本体企業の不良債権を集められている場合もありますので、注意しましょう。
保有資産から得られた利益を第三者に配当する必要がある
SPCは多くの人から資金調達をすることが可能です。そのかわり、保有資産から得られた利益は受益証券を保有する投資家に分配する必要があります。
例えば不動産を保有するSPCの場合、賃料などの収入を投資家に分配することになりますので、SPCから得られる利益は少なくなってしまいます。
SPCを活用することで資金を調達しやすい反面、保有資産から得られた利益は投資家に分配しないといけないということは覚えておいた方がよいでしょう。
まとめ
SPCは近年施工された法律によって始まった新しい仕組みです。SPCの仕組みを活用することで、本体企業の財務改善や資金調達など様々なメリットを享受することが可能です。

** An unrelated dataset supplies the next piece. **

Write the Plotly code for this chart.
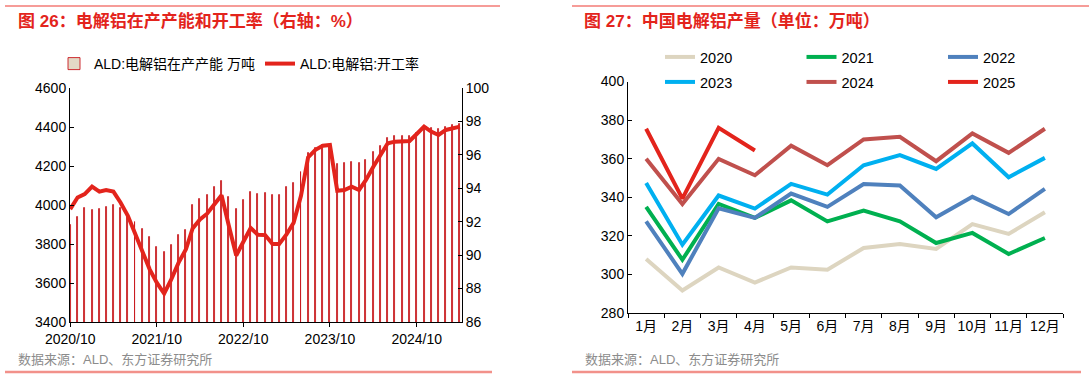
import pandas as pd
import plotly.graph_objects as go

# ---------------- data: left panel ----------------
months = pd.date_range("2020-10-01", periods=55, freq="MS")
capacity = [3898, 3936, 3984, 3975, 3982, 3992, 4001, 3987, 3953, 3915,
            3876, 3836, 3786, 3759, 3793, 3845, 3872, 4001, 4033, 4052,
            4092, 4121, 4042, 3979, 4025, 4068, 4056, 4064, 4052, 4052,
            4092, 4111, 4167, 4266, 4290, 4306, 4305, 4209, 4217, 4219,
            4217, 4231, 4273, 4302, 4342, 4354, 4354, 4354, 4371, 4402,
            4393, 4388, 4402, 4410, 4415]
utilization = [92.75, 93.45, 93.65, 94.10, 93.80, 93.90, 93.80, 93.15, 92.35, 91.35,
               90.25, 89.15, 88.35, 87.70, 88.55, 89.55, 90.35, 91.60, 92.14, 92.48,
               93.05, 93.59, 91.74, 89.98, 90.80, 91.62, 91.22, 91.20, 90.66, 90.66,
               91.24, 91.94, 93.55, 95.85, 96.30, 96.55, 96.59, 93.85, 93.90, 94.10,
               93.90, 94.50, 95.29, 95.99, 96.69, 96.79, 96.79, 96.83, 97.25, 97.69,
               97.39, 97.19, 97.49, 97.59, 97.69]
left_tickvals = ["2020-10-01", "2021-10-01", "2022-10-01", "2023-10-01", "2024-10-01"]
left_ticktext = ["2020/10", "2021/10", "2022/10", "2023/10", "2024/10"]

# ---------------- data: right panel ----------------
month_labels = ["1月", "2月", "3月", "4月", "5月", "6月", "7月", "8月", "9月", "10月", "11月", "12月"]
prod_2020 = [308.0, 291.7, 303.6, 295.8, 303.6, 302.4, 313.7, 315.8, 313.2, 326.1, 321.0, 332.2]
prod_2021 = [335.0, 307.6, 336.5, 329.3, 338.4, 327.5, 333.1, 327.5, 316.3, 321.5, 310.6, 318.9]
prod_2022 = [327.5, 300.3, 334.3, 329.3, 341.9, 335.0, 346.9, 346.1, 329.6, 340.2, 331.3, 344.3]
prod_2023 = [347.4, 315.4, 340.9, 334.1, 346.9, 341.4, 356.6, 361.8, 354.7, 367.9, 350.4, 360.4]
prod_2024 = [359.9, 336.5, 359.9, 351.4, 366.7, 356.6, 370.0, 371.3, 358.7, 373.1, 363.0, 375.5]
prod_2025 = [375.5, 339.3, 376.0, 364.2]

W, H = 1089, 379
FONT = "Liberation Sans, Arial, Noto Sans CJK SC, sans-serif"


def px_x(p):
    return p / W


def px_y(p):
    return 1 - p / H


fig = go.Figure()

# left panel
fig.add_trace(go.Bar(
    x=months, y=capacity, name="ALD:电解铝在产产能 万吨",
    width=4 * 86400000, marker=dict(color="#E3D9C6", line=dict(color="#C8161D", width=0.9)),
    xaxis="x", yaxis="y", legend="legend",
))
fig.add_trace(go.Scatter(
    x=months, y=utilization, name="ALD:电解铝:开工率", mode="lines",
    line=dict(color="#E3241C", width=4), xaxis="x", yaxis="y2", legend="legend",
))

# right panel
series = [
    ("2020", prod_2020, "#DDD5C0", "legend2"),
    ("2021", prod_2021, "#00B050", "legend2"),
    ("2022", prod_2022, "#4F81BD", "legend2"),
    ("2023", prod_2023, "#00B0F0", "legend3"),
    ("2024", prod_2024, "#C0504D", "legend3"),
    ("2025", prod_2025, "#E3241C", "legend3"),
]
for name, vals, col, lg in series:
    fig.add_trace(go.Scatter(
        x=month_labels[:len(vals)], y=vals, name=name, mode="lines",
        line=dict(color=col, width=4), xaxis="x2", yaxis="y3", legend=lg,
    ))

axis_common = dict(showline=True, linecolor="black", linewidth=1, showgrid=False, zeroline=False,
                   automargin=False,
                   tickfont=dict(size=14, color="black", family=FONT), ticklen=4, tickcolor="black")

fig.update_layout(
    width=W, height=H, margin=dict(l=0, r=0, t=0, b=0, autoexpand=False),
    paper_bgcolor="white", plot_bgcolor="white",
    font=dict(family=FONT, color="black"),
    bargap=0,
    xaxis=dict(domain=[px_x(70), px_x(462)], anchor="y", type="date",
               range=["2020-09-30", "2025-04-10"], tickvals=left_tickvals, ticktext=left_ticktext,
               ticks="outside", tickangle=0, **axis_common),
    yaxis=dict(domain=[px_y(322), px_y(88)], anchor="x", range=[3400, 4600], dtick=200,
               ticks="inside", **axis_common),
    yaxis2=dict(overlaying="y", anchor="x", side="right", range=[86, 100], dtick=2,
                ticks="inside", **axis_common),
    xaxis2=dict(domain=[px_x(628), px_x(1063)], anchor="y3", type="category",
                categoryorder="array", categoryarray=month_labels, tickangle=0,
                range=[-0.5, 11.5], tickson="boundaries", ticks="outside", **axis_common),
    yaxis3=dict(domain=[px_y(313), px_y(81.5)], anchor="x2", range=[280, 400], dtick=20,
                ticks="inside", **axis_common),
    legend=dict(orientation="h", x=px_x(54), y=px_y(64), xanchor="left", yanchor="middle",
                font=dict(size=14, family=FONT), bgcolor="rgba(0,0,0,0)", itemwidth=30),
    legend2=dict(orientation="h", x=px_x(660), y=px_y(57), xanchor="left", yanchor="middle",
                 font=dict(size=14.5, family=FONT), bgcolor="rgba(0,0,0,0)",
                 entrywidth=96.5, entrywidthmode="pixels", itemwidth=30),
    legend3=dict(orientation="h", x=px_x(660), y=px_y(82), xanchor="left", yanchor="middle",
                 font=dict(size=14.5, family=FONT), bgcolor="rgba(0,0,0,0)",
                 entrywidth=96.5, entrywidthmode="pixels", itemwidth=30),
)

# titles, source, separator lines
title_font = dict(size=17, color="#E3241C", family=FONT)
src_font = dict(size=13, color="#8C8C8C", family=FONT)
fig.add_annotation(text="<b>图 26：电解铝在产产能和开工率（右轴：%）</b>", x=px_x(16), y=px_y(21),
                   xref="paper", yref="paper", xanchor="left", yanchor="middle", showarrow=False, font=title_font)
fig.add_annotation(text="<b>图 27：中国电解铝产量（单位：万吨）</b>", x=px_x(582), y=px_y(21),
                   xref="paper", yref="paper", xanchor="left", yanchor="middle", showarrow=False, font=title_font)
fig.add_annotation(text="数据来源：ALD、东方证券研究所", x=px_x(16), y=px_y(359),
                   xref="paper", yref="paper", xanchor="left", yanchor="middle", showarrow=False, font=src_font)
fig.add_annotation(text="数据来源：ALD、东方证券研究所", x=px_x(583), y=px_y(359),
                   xref="paper", yref="paper", xanchor="left", yanchor="middle", showarrow=False, font=src_font)

for x0, x1 in [(5, 500), (572, 1089)]:
    fig.add_shape(type="line", xref="paper", yref="paper", x0=px_x(x0), x1=px_x(x1),
                  y0=px_y(6), y1=px_y(6), line=dict(color="#EE3B33", width=1.2))
    fig.add_shape(type="line", xref="paper", yref="paper", x0=px_x(x0), x1=px_x(x1 - 8),
                  y0=px_y(372), y1=px_y(372), line=dict(color="#F2918A", width=2.5))

fig.write_html("out.html", config={"displayModeBar": False},
               post_script="document.body.style.margin='0px';document.body.style.overflow='hidden';")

SPCの仕組みをうまく活用することで企業の更なる成長につなげることができるでしょう。また、投資家にとってもメリットの大きい制度です。
SPCを設立することで、倒産隔離をすることができ、本体企業の業績に左右されることなく、SPCが保有する資産に投資をすることが可能です。
不動産を保有するSPCはその典型的な例といえるでしょう。一方で、SPCにはデメリットもあります。デメリットの一つが設立や運営にかかるコストです。
SPCは高度な知識を必要とするため、スキームを活用するために専門家に依頼する必要があります。
また、「飛ばし」と言われる、不良債権をSPCに移譲するゴミ箱のような使われ方をすることもありますので、投資家としても注意が必要です。